Updated

When you were young and your heart was an open book, you and your boyhood chums wrote and recorded twenty #1 hit songs and made a series of charming movies, set all kinds of cultural trends and dramatically reshaped Western civilization, enjoyed critical and commercial success unprecedented and unending, had every media outlet and pretty girl of the era screaming madly for you – until suddenly it all ended, amid a tangle of lawsuits and acrimony ... with the four of you barely even speaking to each other ... and you were left to wonder if you would ever again – could ever again – play music...

Such was the situation in which Paul McCartney found himself in the spring of 1970, when the Beatles broke up. Sequestered at his rustic, overgrown farm in Scotland with new wife Linda, her daughter Heather from a previous marriage, and their baby daughter Mary, the man once known as “the cute Beatle” tumbled into a routine of rising late, drinking early, and struggling, in a fog of depression, to piece together how everything had collapsed and what he might do next. McCartney’s struggle to emerge from the shadow of the Beatles, to forge a second career in music – he was not yet twenty-eight! – lasted a decade, until the assassination of his old mate John Lennon, in December 1980.

Now, for the first time, this extraordinary period in McCartney’s evolution, which witnessed the ex-Beatle’s creative and commercial zenith as a solo performer, is chronicled in an authoritative book, entitled Man on the Run: Paul McCartney in the 1970s (Ballantine Books, 2014). Scottish-born author Tom Doyle, a contributing editor to the British music magazine Q, has interviewed Sir Paul a dozen or more times since 2006: more than any other writer or reporter. Peppered with these insights, Man on the Run provides a comprehensive account of Paul’s shifting personal and creative terrain, from the homespun charm of the McCartney LP (1970), which featured the rock anthem “Maybe I’m Amazed,” to the techno experimentation of McCartney II (1980), which scored with the hit single “Coming Up.”

Doyle found his sessions with McCartney an intriguing foray into both the performer’s storied past and the way his mind, crammed with twenty lifetimes’ worth of information and memories, now plays tricks on its overwhelmed owner. “It’s really tough,” Doyle said in a recent visit to The Foxhole. “I mean, you’re talking to people about forty years ago. You know, I find it hard to remember five years ago! And these guys were living an accelerated life, and so a lot of it is kind of a blur for them.”

Doyle described his discussions with McCartney about the iconic moment from even farther back in time – February 1964 – when the Beatles, enjoying their first visit to America, climbed into a Miami boxing ring to pose alongside Cassius Clay, then training for his upcoming title bout with Sonny Liston.
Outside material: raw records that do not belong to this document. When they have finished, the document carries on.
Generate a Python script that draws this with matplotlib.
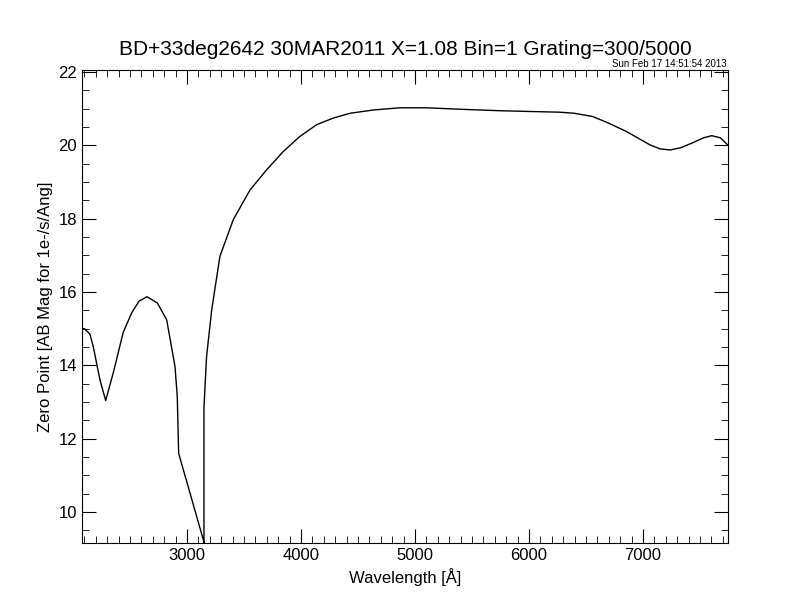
import matplotlib.pyplot as plt
from matplotlib.ticker import MultipleLocator

plt.rcParams['font.family'] = ['Liberation Sans', 'DejaVu Sans']

# wavelength [A] and zero point
wave = [2079, 2100, 2149, 2178, 2237, 2287, 2354, 2441, 2515, 2580, 2649, 2740,
        2822, 2895, 2915, 2927, 3143, 3149, 3149, 3172, 3217, 3289, 3406, 3553,
        3699, 3845, 3991, 4138, 4284, 4430, 4634, 4868, 5102, 5400, 5746, 6000,
        6272, 6400, 6561, 6700, 6857, 7061, 7150, 7237, 7330, 7439, 7530, 7603,
        7680, 7746]
zp = [15.0, 15.0, 14.85, 14.51, 13.6, 13.04, 13.8, 14.9, 15.43, 15.75, 15.87, 15.7,
      15.24, 13.97, 13.15, 11.6, 9.25, 9.15, 12.84, 14.24, 15.51, 16.97, 17.97, 18.78,
      19.33, 19.83, 20.24, 20.56, 20.74, 20.87, 20.96, 21.02, 21.02, 20.98, 20.94, 20.92,
      20.9, 20.87, 20.78, 20.6, 20.37, 20.01, 19.9, 19.87, 19.93, 20.07, 20.2, 20.26,
      20.2, 20.0]

fig = plt.figure(figsize=(7.92, 6.12), dpi=100)
ax = fig.add_axes([0.1035, 0.1127, 0.8157, 0.7729])
ax.plot(wave, zp, color='black', linewidth=1)

ax.set_xlim(2079, 7746)
ax.set_ylim(9.155, 22.05)
ax.xaxis.set_major_locator(MultipleLocator(1000))
ax.xaxis.set_minor_locator(MultipleLocator(100))
ax.yaxis.set_major_locator(MultipleLocator(2))
ax.yaxis.set_minor_locator(MultipleLocator(0.5))
ax.tick_params(which='both', direction='in', top=True, right=True, labelsize=12)
ax.tick_params(which='major', length=10)
ax.tick_params(which='minor', length=5)

ax.set_xlabel('Wavelength [Å]', fontsize=12)
ax.set_ylabel('Zero Point [AB Mag for 1e-/s/Ang]', fontsize=12)
ax.set_title('BD+33deg2642 30MAR2011 X=1.08 Bin=1 Grating=300/5000', fontsize=15, pad=11)
fig.text(0.918, 0.888, 'Sun Feb 17 14:51:54 2013', fontsize=7, ha='right', va='bottom')

fig.savefig('out.png')
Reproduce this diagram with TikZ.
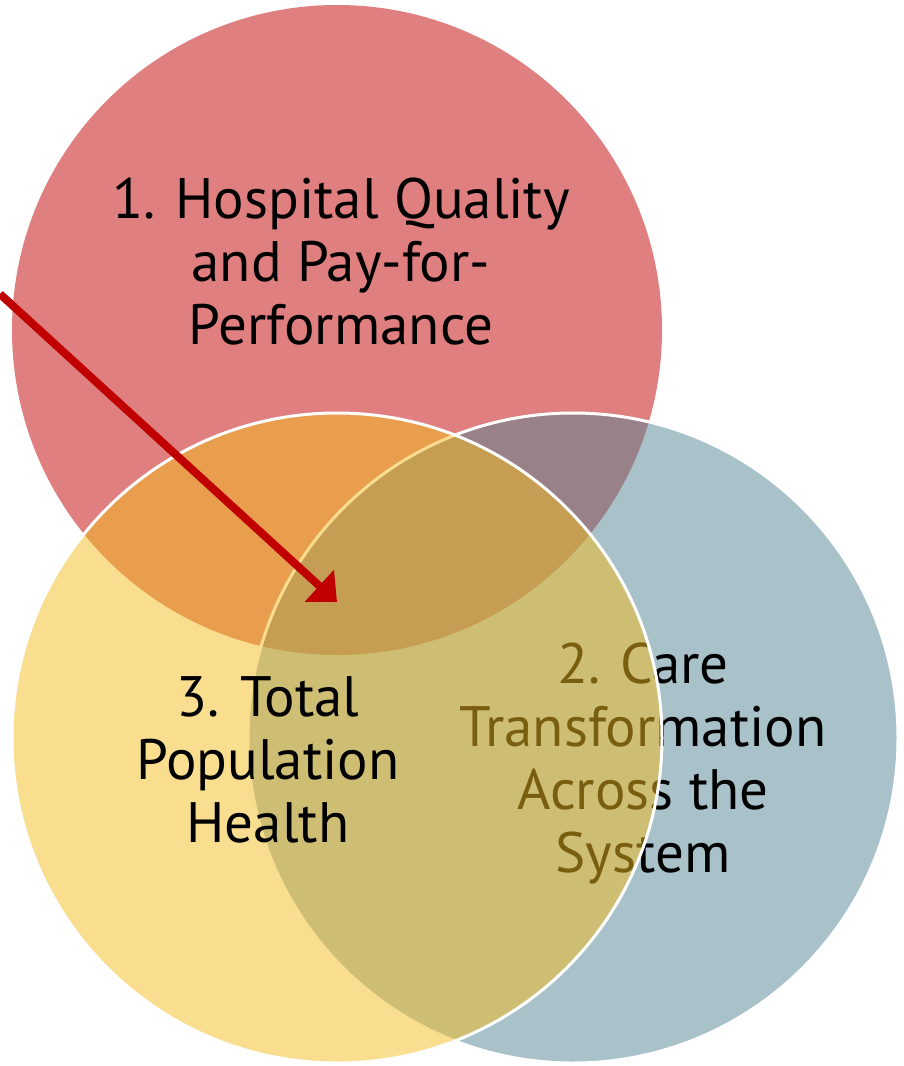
\documentclass[tikz,border=0pt]{standalone}
\usepackage{fontspec}
\setmainfont{PT Sans}
\usetikzlibrary{arrows.meta}

\definecolor{redbase}{RGB}{192,0,0}
\definecolor{bluebase}{RGB}{83,131,147}
\definecolor{yellowbase}{RGB}{243,189,31}

\tikzset{
  ring/.style={circle, minimum size=650pt, inner sep=0pt, outer sep=0pt,
    fill opacity=0.5},
  ringedge/.style={draw=white, draw opacity=1, line width=3pt},
  label/.style={align=center, inner sep=0pt, text=black, text opacity=1,
    font=\fontsize{57}{63}\selectfont},
  pointer/.style={draw=redbase, line width=8pt,
    -{Triangle[length=24pt,width=42pt]}}
}

\begin{document}
\begin{tikzpicture}[x=1pt,y=1pt]
  \useasboundingbox (0,0) rectangle (903,-1066);

  % circle 1: hospital quality
  \node[ring, fill=redbase] (hospital) at (337,-330) {};
  % circle 2: care transformation, with its label beneath circle 3
  \node[ring, ringedge, fill=bluebase] (care) at (573,-738) {};
  \node[label] (caretext) at (643,-764)
    {2. Care\\Transformation\\Across the\\System};
  % circle 3: population health
  \node[ring, ringedge, fill=yellowbase] (population) at (337,-738) {};

  \node[label] (hospitaltext) at (341,-262)
    {1. Hospital Quality\\and Pay-for-\\Performance};
  \node[label] (populationtext) at (268,-760)
    {3. Total\\Population\\Health};

  % arrow pointing into the common overlap
  \coordinate (arrowstart) at (0,-294);
  \coordinate (arrowtip) at (337,-602);
  \draw[pointer] (arrowstart) -- (arrowtip);
\end{tikzpicture}
\end{document}
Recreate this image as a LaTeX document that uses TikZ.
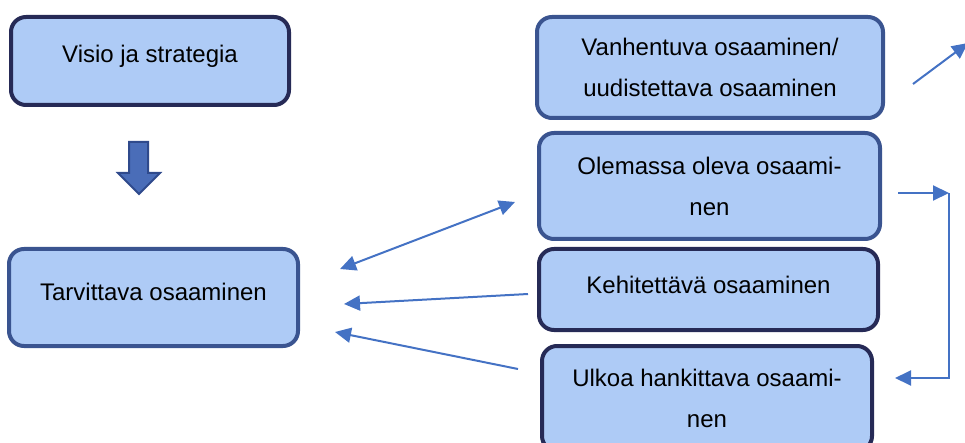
\documentclass[tikz,border=0pt]{standalone}
\usepackage{fontspec}
\setmainfont{Liberation Sans}
\usetikzlibrary{arrows.meta}
\definecolor{boxfill}{HTML}{AECBF6}
\definecolor{navy}{HTML}{262A56}
\definecolor{steel}{HTML}{3A5490}
\definecolor{arrowblue}{HTML}{4472C4}
\definecolor{fatfill}{HTML}{4A6DB8}
\definecolor{fatedge}{HTML}{2F4A8C}

\begin{document}
\begin{tikzpicture}[x=1pt,y=-1pt,
	box/.style={line width=4pt,fill=boxfill,rounded corners=15pt,align=center,inner sep=0pt,
		font=\fontsize{24}{41}\selectfont},
	navybox/.style={box,draw=navy},
	steelbox/.style={box,draw=steel},
	link/.style={draw=arrowblue,line width=2pt,-{Triangle[length=16pt,width=15pt]}},
	twolink/.style={link,{Triangle[length=16pt,width=15pt]}-{Triangle[length=16pt,width=15pt]}}]
	\clip (0,0) rectangle (965,443);
	% left column
	\node[navybox,minimum width=278pt,minimum height=88pt,text depth=14pt] (visio) at (150,61) {Visio ja strategia};
	\node[steelbox,minimum width=289pt,minimum height=97pt,text depth=12pt] (tarvittava) at (153.5,297.5) {Tarvittava osaaminen};
	% right column
	\node[steelbox,minimum width=346pt,minimum height=101pt] (vanhentuva) at (710,67.5) {Vanhentuva osaaminen/\\uudistettava osaaminen};
	\node[steelbox,minimum width=341pt,minimum height=106pt] (olemassa) at (709.5,186) {Olemassa oleva osaami-\\nen};
	\node[navybox,minimum width=339pt,minimum height=81pt,text depth=9pt] (kehitettava) at (708.5,289.5) {Kehitettävä osaaminen};
	\node[navybox,minimum width=330pt,minimum height=105pt] (ulkoa) at (707,398.5) {Ulkoa hankittava osaami-\\nen};
	% fat arrow
	\draw[line width=2pt,draw=fatedge,fill=fatfill] (129,142) -- (148,142) -- (148,173) -- (160,173)
		-- (139,194) -- (118,173) -- (129,173) -- cycle;
	% arrow ends
	\coordinate (d1) at (340,269);
	\coordinate (d2) at (515,202);
	\coordinate (k1) at (528,294);
	\coordinate (k2) at (344,304);
	\coordinate (u1) at (518,369);
	\coordinate (u2) at (335,332);
	\coordinate (v1) at (913,84);
	\coordinate (v2) at (968,43);
	\coordinate (o1) at (898,193);
	\coordinate (o2) at (949,193);
	\coordinate (o3) at (895,378);
	\draw[twolink] (d1) -- (d2);
	\draw[link] (k1) -- (k2);
	\draw[link] (u1) -- (u2);
	\draw[link] (v1) -- (v2);
	\draw[link] (o1) -- (o2);
	\draw[link] (o2) |- (o3);
\end{tikzpicture}
\end{document}
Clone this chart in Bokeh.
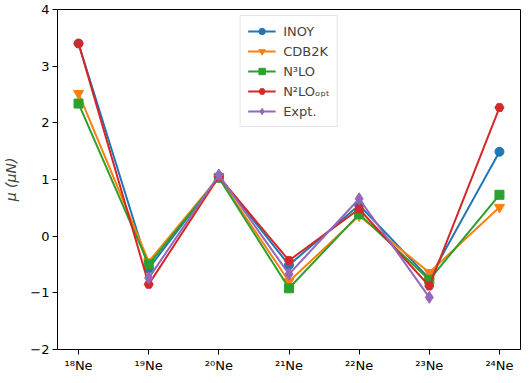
from bokeh.plotting import figure
from bokeh.models import Range1d, FixedTicker, Legend, LegendItem
from bokeh.embed import file_html
from bokeh.resources import INLINE

nuclei = ["¹⁸Ne", "¹⁹Ne", "²⁰Ne", "²¹Ne", "²²Ne", "²³Ne", "²⁴Ne"]
inoy = [3.40, -0.57, 1.05, -0.51, 0.55, -0.75, 1.49]
cdb2k = [2.52, -0.45, 1.04, -0.80, 0.36, -0.64, 0.51]
n3lo = [2.34, -0.50, 1.03, -0.92, 0.39, -0.77, 0.73]
n2lo_opt = [3.40, -0.85, 1.05, -0.43, 0.48, -0.88, 2.27]
expt_idx = [1, 2, 3, 4, 5]
expt = [-0.74, 1.08, -0.67, 0.66, -1.08]
y_ticks = [-2, -1, 0, 1, 2, 3, 4]

FONT = "DejaVu Sans"
p = figure(width=521, height=375, output_backend="svg", toolbar_location=None,
           x_range=Range1d(-0.3, 6.3), y_range=Range1d(-2, 4),
           min_border_left=53, min_border_right=1, min_border_top=9, min_border_bottom=22)
p.xgrid.visible = False
p.ygrid.visible = False
p.outline_line_color = "black"
p.outline_line_width = 1
p.background_fill_color = "white"
p.border_fill_color = "white"

x = list(range(len(nuclei)))
series = [
    ("INOY", x, inoy, "#1f77b4", "circle", 9),
    ("CDB2K", x, cdb2k, "#ff7f0e", "inverted_triangle", 10),
    ("N³LO", x, n3lo, "#2ca02c", "square", 9),
    ("N²LOₒₚₜ", x, n2lo_opt, "#d62728", "hex", 9),
    ("Expt.", expt_idx, expt, "#9467bd", "diamond", 12),
]
items = []
for name, xs, ys, col, mk, sz in series:
    l = p.line(xs, ys, line_color=col, line_width=2)
    m = p.scatter(xs, ys, marker=mk, size=sz, fill_color=col, line_color=col)
    items.append(LegendItem(label=name, renderers=[l, m]))

leg = Legend(items=items, location="top_center", margin=6,
             label_text_font=FONT, label_text_font_size="13px",
             glyph_width=28, glyph_height=16, spacing=4, padding=7,
             label_standoff=8, border_line_color="#cccccc", border_line_width=1,
             background_fill_alpha=0.8)
p.add_layout(leg, "center")

for ax in (p.xaxis[0], p.yaxis[0]):
    ax.major_label_text_font = FONT
    ax.major_label_text_font_size = "13px"
    ax.major_label_text_color = "black"
    ax.axis_line_color = "black"
    ax.major_tick_line_color = "black"
    ax.major_tick_out = 5
    ax.major_tick_in = 0
    ax.minor_tick_out = 0
    ax.minor_tick_in = 0
    ax.major_label_standoff = 3

p.xaxis.ticker = FixedTicker(ticks=x)
p.xaxis.major_label_overrides = {i: n for i, n in enumerate(nuclei)}
p.yaxis.ticker = FixedTicker(ticks=y_ticks)
p.yaxis.major_label_overrides = {t: (("−" + str(-t)) if t < 0 else str(t)) for t in y_ticks}
p.yaxis.axis_label = "μ (μN)"
p.yaxis.axis_label_text_font = FONT
p.yaxis.axis_label_text_font_size = "14px"
p.yaxis.axis_label_text_font_style = "italic"
p.yaxis.axis_label_standoff = 8

open("out.html", "w").write(file_html(p, INLINE))
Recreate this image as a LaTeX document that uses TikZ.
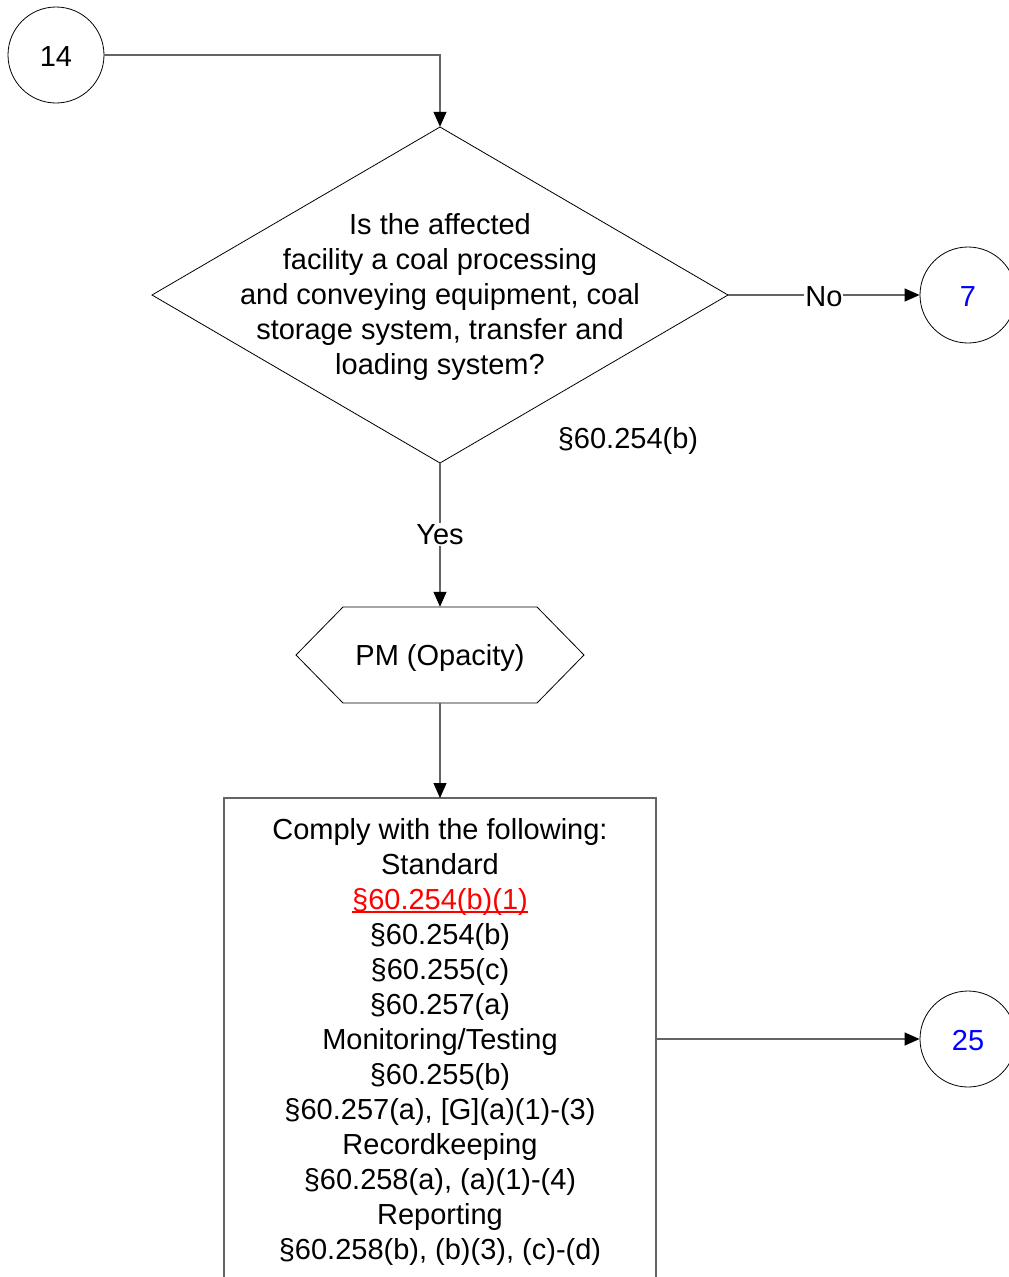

The Fab Four lined up with their heads next to each other and Clay – soon to become heavyweight champion and rename himself Muhammad Ali – pretended to punch them and create a domino effect. “He [Paul] can’t remember that picture at all,” Doyle said.

Another methodological problem included keeping the legendary interviewee on-topic. “Sometimes,” Doyle said, “we’ll be trying to talk about 1976 and he starts talking about [the 1969 song on the Abbey Road LP] ‘Maxwell’s Silver Hammer,’ and you’re thinking, ‘I could listen to this all day, right, but this is not what we’re doing!’”

Still another tricky business was pressing McCartney – gingerly – on topics where the performer appeared somewhat reluctant to go deeper. “Sometimes you have to repeat questions, go around them,” Doyle said. “Sometimes it gets on people’s nerves and I could see it sometimes with him, you know. He would kind of be exasperated and then kind of sigh and go, ‘Look, to be honest...’ and I thought, ‘Whoa! Right, okay, we’re being honest now!’

“And sometimes, I mean, I did push him…I did talk to him about the fact that obviously, after Lennon’s murder, he didn’t tour again, right, for another eight or nine years [note: The gap was nine years]. And I said, ‘Was that because of what happened, man?’ And he was like, ‘No, no, it wasn’t that.’ And I said, ‘Well, people would understand if that’s what had happened.’ And he was like, ‘No…I mean, what was I doing? I was bringing up kids.’

“And I thought: ‘I’m not really buying this.’ … And I said, ‘Look, people would really understand, you know, security fears, all this sort of stuff.’  And he said, ‘Look, you know, I think I just didn’t have a band.’ Right? So he was getting a little bit annoyed there. And I said, ‘Well, you could always get a band, can’t you, Paul?’ Right? And he said, ‘Phseesh, I just think maybe I couldn’t be bothered!’ [laughs] So it was one of those things, you know. Sometimes you can push and push and push and really all you end up with is exasperation.”